HILLIARD, OH (WCMH) — NBC4 has been bringing you stories about the large number of firefighters in our area through a series called The Fighting 126. Many have fought the disease and won but there has been loss.
For the Hilliard Fire Department, that loss is felt every day after the passing of Lieutenant Brian Davis. Davis has been referred to as the light of the fire station. He had a great laugh, loved people and never met a stranger.
Davis battled cancer the same way that he fought fires – with bravery. Last year, after a hard fought battle, he passed away leaving his wife, two kids, the fire department and a legacy.
“Brian was probably the most lively person I’ve been around the most positive person I’ve been around,” Cameron Smith said Lieutenant Brian Davis was everything you want in a firefighter. “He just loved people. He was a servant.”
Davis was a family man and a community leader. “He could talk to anybody. He could talk to a brick wall and it would probably talk back.” said Firefighter Austin Miller. Miller has been with the fire department for four years and said when he got there Davis took good care of him. “He kinda took me under his wing…He was a brother he really was.

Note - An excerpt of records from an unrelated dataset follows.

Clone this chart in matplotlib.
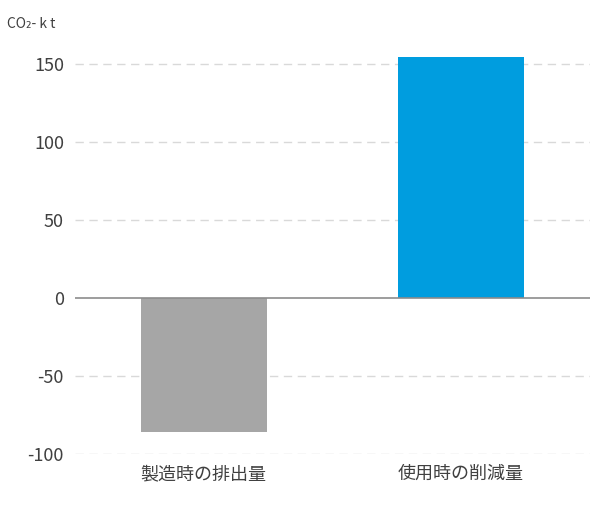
import matplotlib.pyplot as plt

plt.rcParams['font.family'] = ['Noto Sans CJK JP', 'DejaVu Sans']

categories = ["製造時の排出量", "使用時の削減量"]
values = [-86, 154.5]
colors = ["#a6a6a6", "#009ddf"]
yticks = [-100, -50, 0, 50, 100, 150]

fig = plt.figure(figsize=(6, 5.09), dpi=100)
ax = fig.add_axes([0.125, 0.108, 0.858, 0.797])

ax.bar(range(len(categories)), values, width=0.49, color=colors, zorder=3)
ax.set_xlim(-0.5, 1.5)
ax.set_ylim(-100, 160)
ax.set_yticks(yticks)
ax.set_yticklabels([str(v) for v in yticks], fontsize=13, color="#404040")
ax.set_xticks(range(len(categories)))
ax.set_xticklabels(categories, fontsize=13, color="#404040")
ax.tick_params(length=0, pad=8)

for v in yticks:
    if v != 0:
        ax.axhline(v, color="#d9d9d9", lw=1, ls=(0, (6, 4)), zorder=1)
ax.axhline(0, color="#8c8c8c", lw=1.2, zorder=4)

for s in ax.spines.values():
    s.set_visible(False)

fig.text(0.012, 0.945, "CO₂- k t", fontsize=10, color="#404040")

fig.savefig("out.png")
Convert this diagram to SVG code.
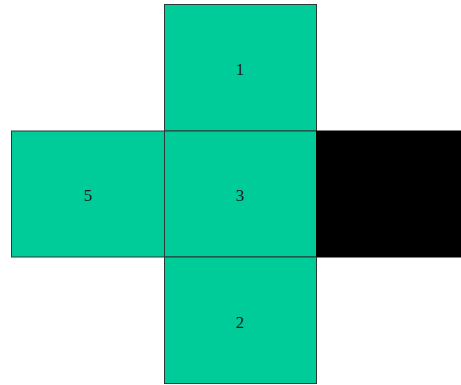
<svg xmlns="http://www.w3.org/2000/svg" width="461" height="385" viewBox="0 0 461 385">
<style>
.f{fill:#00CC99;stroke:#2a3a36;stroke-width:1}
.k{fill:#000000;stroke:#000000;stroke-width:1}
text{font-family:"Liberation Serif","Times New Roman",serif;font-size:17px;fill:#1a1a1a;text-anchor:middle;dominant-baseline:central}
</style>
<rect width="461" height="385" fill="#ffffff"/>
<g id="face1"><rect class="f" x="164.5" y="4.5" width="152" height="126.5"/><text x="240" y="69">1</text></g>
<g id="face5"><rect class="f" x="11.5" y="131" width="153" height="126"/><text x="88" y="195">5</text></g>
<g id="face3"><rect class="f" x="164.5" y="131" width="152" height="126"/><text x="240" y="195">3</text></g>
<g id="face6"><rect class="k" x="316.5" y="131" width="144" height="126"/></g>
<g id="face2"><rect class="f" x="164.5" y="257" width="152" height="126.5"/><text x="240" y="322">2</text></g>
<g id="connectors"></g>
</svg>
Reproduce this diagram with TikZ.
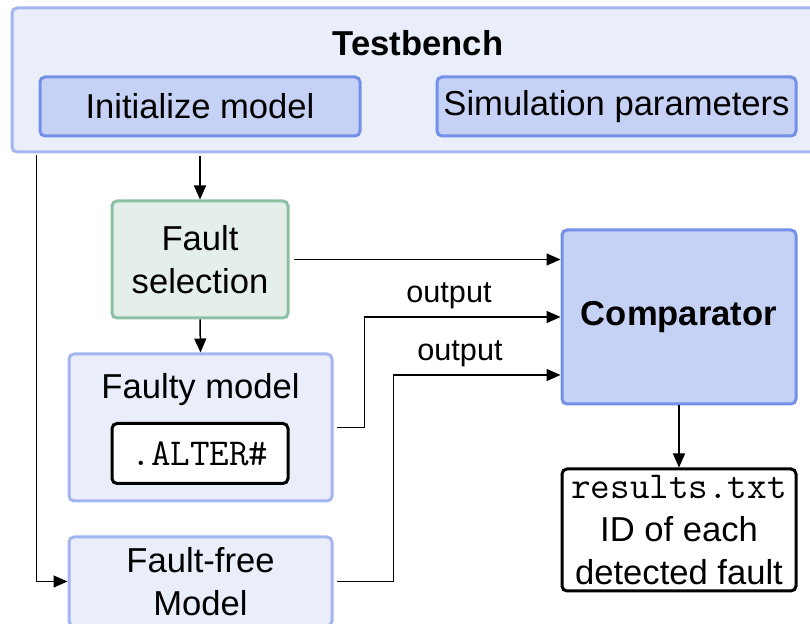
\documentclass[tikz,border=0pt]{standalone}
\usepackage{fontspec}
\setmainfont{Liberation Sans}
\usetikzlibrary{arrows.meta}
\definecolor{paleblue}{HTML}{E9EEFA}
\definecolor{paleedge}{HTML}{A4B6F0}
\definecolor{midblue}{HTML}{C6D2F5}
\definecolor{midedge}{HTML}{7490E8}
\definecolor{palegreen}{HTML}{E5EFEA}
\definecolor{greenedge}{HTML}{8CC0A4}
\newcommand{\codefont}{\fontsize{19}{21.5}\selectfont\ttfamily}
\begin{document}
\begin{tikzpicture}[x=0.5pt,y=-0.5pt,
  every node/.style={font=\fontsize{17.3}{21.5}\selectfont, inner sep=0pt, align=center},
  box/.style={rounded corners=2.5pt, line width=1.5pt},
  outerbox/.style={box, fill=paleblue, draw=paleedge},
  innerbox/.style={box, fill=midblue, draw=midedge},
  selbox/.style={box, fill=palegreen, draw=greenedge},
  filebox/.style={box, fill=white, draw=black},
  wire/.style={line width=0.75pt},
  arrow/.style={wire, -{Triangle[length=7pt,width=6pt]}},
  lbl/.style={font=\fontsize{15.3}{18}\selectfont}
]
\useasboundingbox (0,0) rectangle (810,624);
\clip (0,0) rectangle (810,624);

% testbench frame and its two blocks
\node[outerbox, minimum width=406pt, minimum height=72pt] (tb) at (418,80) {};
\node[font=\fontsize{17.3}{21.5}\selectfont\bfseries] (tbtitle) at (418,43) {Testbench};
\node[innerbox, minimum width=160pt, minimum height=29.5pt] (init) at (200,106.5) {Initialize model};
\node[innerbox, minimum width=179.5pt, minimum height=29.5pt] (simp) at (616.5,106.5) {Simulation parameters};

% fault injection chain
\node[selbox, minimum width=88pt, minimum height=58.5pt] (fsel) at (200,259.5) {Fault\\selection};
\node[outerbox, minimum width=131.5pt, minimum height=73.5pt] (faulty) at (200.5,427.5) {};
\node (faultytxt) at (200.5,390) {Faulty model};
\node[filebox, minimum width=88pt, minimum height=30pt] (alter) at (200,453.5) {\codefont .ALTER\#};
\node[outerbox, minimum width=131.5pt, minimum height=44.5pt] (ffree) at (200.5,581.5) {Fault-free\\Model};

% comparison and result file
\node[innerbox, minimum width=117pt, minimum height=87pt, font=\fontsize{17.3}{21.5}\selectfont\bfseries] (comp) at (679,317) {Comparator};
\node[filebox, minimum width=117pt, minimum height=61pt] (res) at (679,530) {{\codefont results.txt}\\ID of each\\detected fault};

% connectors
\coordinate (tap) at (36.5,155);
\draw[arrow, shorten <=1.5pt] (tb.south -| fsel.north) -- (fsel.north);
\draw[arrow] (tap) |- (ffree.west);
\draw[arrow, shorten <=2pt] (fsel.east) -- (fsel.east -| comp.west);
\draw[arrow] (fsel.south) -- (faulty.north);
\draw[arrow, shorten <=1.5pt] (faulty.east) -- ++(31,0) |- (comp.west);
\draw[arrow, shorten <=1.5pt] (ffree.east) -- ++(60,0) |- ([yshift=-29pt]comp.west);
\draw[arrow] (comp.south) -- (res.north);

% signal labels
\node[lbl] (out1) at (449,296) {output};
\node[lbl] (out2) at (460,354) {output};
\end{tikzpicture}
\end{document}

You could talk to him about anything.”
Davis had a saying that’s known well around the fire department. “’We get to.’ That was his statement,” Miller said. “We have bad days just like anybody does around here but ‘we get to’ do this job,” Smith explained.
As the cancer weakened Davis’ body it didn’t touch his spirit. “He was always saying how he was going to beat it. It never crossed my mind that he was going to leave his life to it,” said Miller. “Even up to the final days he was alive. He kept the faith and was a very faithful person and there is no doubt he is looking down on us smiling watching us “get to” right now,” said Smith.
Now, one year later Davis’ gear is in the locker where he left it alongside Smith’s gear. “Every day I just kind of touch his name. Every day I come in and every day I leave and get to think about him.”
His name is still on the white board. There is a void you can’t really fill.”
His legacy live on, along with a group of firefighters who feel grateful for every day that they “get to.”